> **Exercise requirements**
Extract only the first line of the listing and every line after it up to and including the one with "import matplotlib.pyplot as plt". Omit the pictures.

> **Source data**
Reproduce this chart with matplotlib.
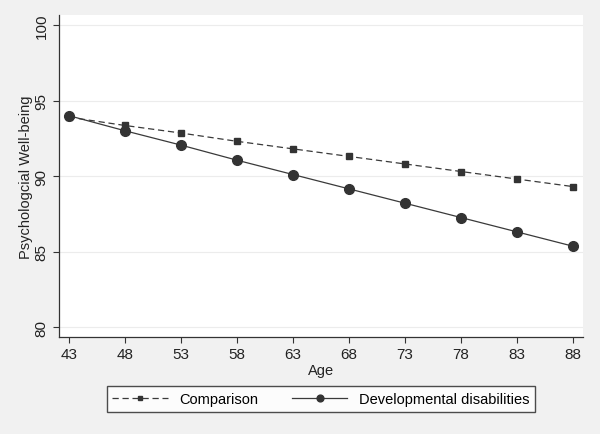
import matplotlib
matplotlib.use("Agg")
import matplotlib.pyplot as plt

# Dữ liệu
ages = [43, 48, 53, 58, 63, 68, 73, 78, 83, 88]
comparison = [93.9, 93.35, 92.85, 92.3, 91.8, 91.3, 90.8, 90.3, 89.8, 89.3]
dev_disab = [94.0, 93.0, 92.05, 91.05, 90.1, 89.15, 88.2, 87.25, 86.3, 85.35]
yticks = [80, 85, 90, 95, 100]

plt.rcParams['font.family'] = ['Liberation Sans', 'DejaVu Sans']

fig = plt.figure(figsize=(6, 4.35), dpi=100, facecolor='#f1f1f1')
ax = fig.add_axes([0.098, 0.223, 0.874, 0.74])
ax.set_facecolor('white')

ax.plot(ages, comparison, linestyle=(0, (5, 3)), color='#3a3a3a', linewidth=0.9,
        marker='s', markersize=5, markerfacecolor='#333333', markeredgecolor='#333333',
        label='Comparison')
ax.plot(ages, dev_disab, linestyle='-', color='#3a3a3a', linewidth=0.9,
        marker='o', markersize=7, markerfacecolor='#333333', markeredgecolor='#333333',
        label='Developmental disabilities')

ax.set_xlim(42.1, 88.9)
ax.set_ylim(79.34, 100.66)
ax.set_xticks(ages)
ax.set_yticks(yticks)
ax.set_yticklabels([str(v) for v in yticks], rotation=90, va='center')
ax.tick_params(axis='both', direction='out', length=4, width=0.8, color='#333333',
               labelsize=11, labelcolor='#222222')
ax.grid(axis='y', color='#ececec', linewidth=0.8)
ax.set_axisbelow(True)

for side in ['top', 'right']:
    ax.spines[side].set_visible(False)
for side in ['left', 'bottom']:
    ax.spines[side].set_color('#333333')
    ax.spines[side].set_linewidth(0.9)

ax.set_xlabel('Age', fontsize=10.5, color='#222222', labelpad=1)
ax.set_ylabel('Psychologcial Well-being', fontsize=10.5, color='#222222', labelpad=1)

leg = ax.legend(loc='upper center', bbox_to_anchor=(0.5, -0.13), ncol=2, frameon=True,
                fancybox=False, edgecolor='#222222', fontsize=10.5, handlelength=3.8,
                columnspacing=2.3, borderpad=0.4, markerscale=0.7)
leg.get_frame().set_linewidth(1.0)

fig.savefig('out.png', dpi=100, facecolor=fig.get_facecolor())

> **Result for this task**
Reproduce this chart with matplotlib.
import matplotlib
matplotlib.use("Agg")
import matplotlib.pyplot as plt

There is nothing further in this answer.